◆ **Goal of the exercise**
Exactly repeat the material, dropping only the pictures.

◆ **Provided data**
···

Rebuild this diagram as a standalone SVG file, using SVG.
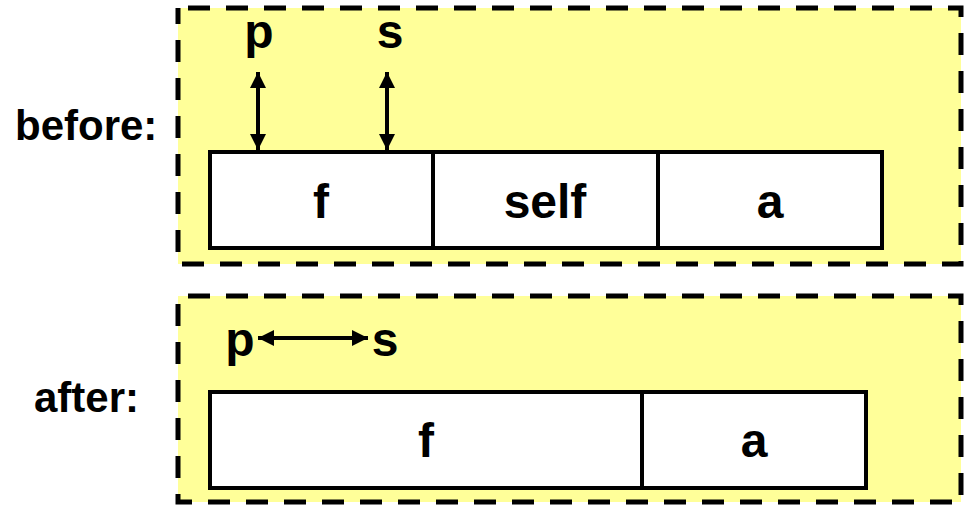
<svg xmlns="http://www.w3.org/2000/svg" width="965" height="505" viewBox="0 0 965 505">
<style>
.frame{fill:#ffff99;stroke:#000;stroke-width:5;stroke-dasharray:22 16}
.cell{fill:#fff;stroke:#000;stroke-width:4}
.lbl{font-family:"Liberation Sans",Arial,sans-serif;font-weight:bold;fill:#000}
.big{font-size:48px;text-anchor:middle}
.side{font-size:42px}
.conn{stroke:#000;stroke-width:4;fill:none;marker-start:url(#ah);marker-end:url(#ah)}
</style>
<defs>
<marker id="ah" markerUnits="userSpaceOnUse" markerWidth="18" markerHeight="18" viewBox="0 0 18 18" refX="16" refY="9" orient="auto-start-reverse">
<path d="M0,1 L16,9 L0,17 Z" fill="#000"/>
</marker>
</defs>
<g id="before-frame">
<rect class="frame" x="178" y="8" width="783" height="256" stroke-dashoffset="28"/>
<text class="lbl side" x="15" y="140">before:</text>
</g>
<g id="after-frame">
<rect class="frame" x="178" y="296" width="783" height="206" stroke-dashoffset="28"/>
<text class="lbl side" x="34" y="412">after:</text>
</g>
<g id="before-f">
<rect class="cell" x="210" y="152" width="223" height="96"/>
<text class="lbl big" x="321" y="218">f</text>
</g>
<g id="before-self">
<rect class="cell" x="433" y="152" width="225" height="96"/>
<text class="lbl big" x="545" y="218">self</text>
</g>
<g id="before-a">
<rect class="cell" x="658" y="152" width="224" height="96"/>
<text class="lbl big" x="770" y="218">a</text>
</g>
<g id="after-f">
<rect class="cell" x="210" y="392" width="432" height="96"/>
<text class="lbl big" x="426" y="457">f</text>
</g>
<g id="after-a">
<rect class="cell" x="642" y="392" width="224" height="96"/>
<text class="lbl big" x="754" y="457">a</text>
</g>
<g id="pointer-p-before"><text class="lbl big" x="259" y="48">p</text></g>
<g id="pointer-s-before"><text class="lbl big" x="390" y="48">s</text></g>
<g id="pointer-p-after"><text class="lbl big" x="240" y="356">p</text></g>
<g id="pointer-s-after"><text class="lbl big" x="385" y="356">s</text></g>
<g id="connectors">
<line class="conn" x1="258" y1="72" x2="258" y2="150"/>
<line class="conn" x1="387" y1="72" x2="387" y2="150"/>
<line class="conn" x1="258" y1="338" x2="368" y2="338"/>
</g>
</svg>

···

◆ **Written solution**
Rebuild this diagram as a standalone SVG file, using SVG.
<svg xmlns="http://www.w3.org/2000/svg" width="965" height="505" viewBox="0 0 965 505">
<style>
.frame{fill:#ffff99;stroke:#000;stroke-width:5;stroke-dasharray:22 16}
.cell{fill:#fff;stroke:#000;stroke-width:4}
.lbl{font-family:"Liberation Sans",Arial,sans-serif;font-weight:bold;fill:#000}
.big{font-size:48px;text-anchor:middle}
.side{font-size:42px}
.conn{stroke:#000;stroke-width:4;fill:none;marker-start:url(#ah);marker-end:url(#ah)}
</style>
<defs>
<marker id="ah" markerUnits="userSpaceOnUse" markerWidth="18" markerHeight="18" viewBox="0 0 18 18" refX="16" refY="9" orient="auto-start-reverse">
<path d="M0,1 L16,9 L0,17 Z" fill="#000"/>
</marker>
</defs>
<g id="before-frame">
<rect class="frame" x="178" y="8" width="783" height="256" stroke-dashoffset="28"/>
<text class="lbl side" x="15" y="140">before:</text>
</g>
<g id="after-frame">
<rect class="frame" x="178" y="296" width="783" height="206" stroke-dashoffset="28"/>
<text class="lbl side" x="34" y="412">after:</text>
</g>
<g id="before-f">
<rect class="cell" x="210" y="152" width="223" height="96"/>
<text class="lbl big" x="321" y="218">f</text>
</g>
<g id="before-self">
<rect class="cell" x="433" y="152" width="225" height="96"/>
<text class="lbl big" x="545" y="218">self</text>
</g>
<g id="before-a">
<rect class="cell" x="658" y="152" width="224" height="96"/>
<text class="lbl big" x="770" y="218">a</text>
</g>
<g id="after-f">
<rect class="cell" x="210" y="392" width="432" height="96"/>
<text class="lbl big" x="426" y="457">f</text>
</g>
<g id="after-a">
<rect class="cell" x="642" y="392" width="224" height="96"/>
<text class="lbl big" x="754" y="457">a</text>
</g>
<g id="pointer-p-before"><text class="lbl big" x="259" y="48">p</text></g>
<g id="pointer-s-before"><text class="lbl big" x="390" y="48">s</text></g>
<g id="pointer-p-after"><text class="lbl big" x="240" y="356">p</text></g>
<g id="pointer-s-after"><text class="lbl big" x="385" y="356">s</text></g>
<g id="connectors">
<line class="conn" x1="258" y1="72" x2="258" y2="150"/>
<line class="conn" x1="387" y1="72" x2="387" y2="150"/>
<line class="conn" x1="258" y1="338" x2="368" y2="338"/>
</g>
</svg>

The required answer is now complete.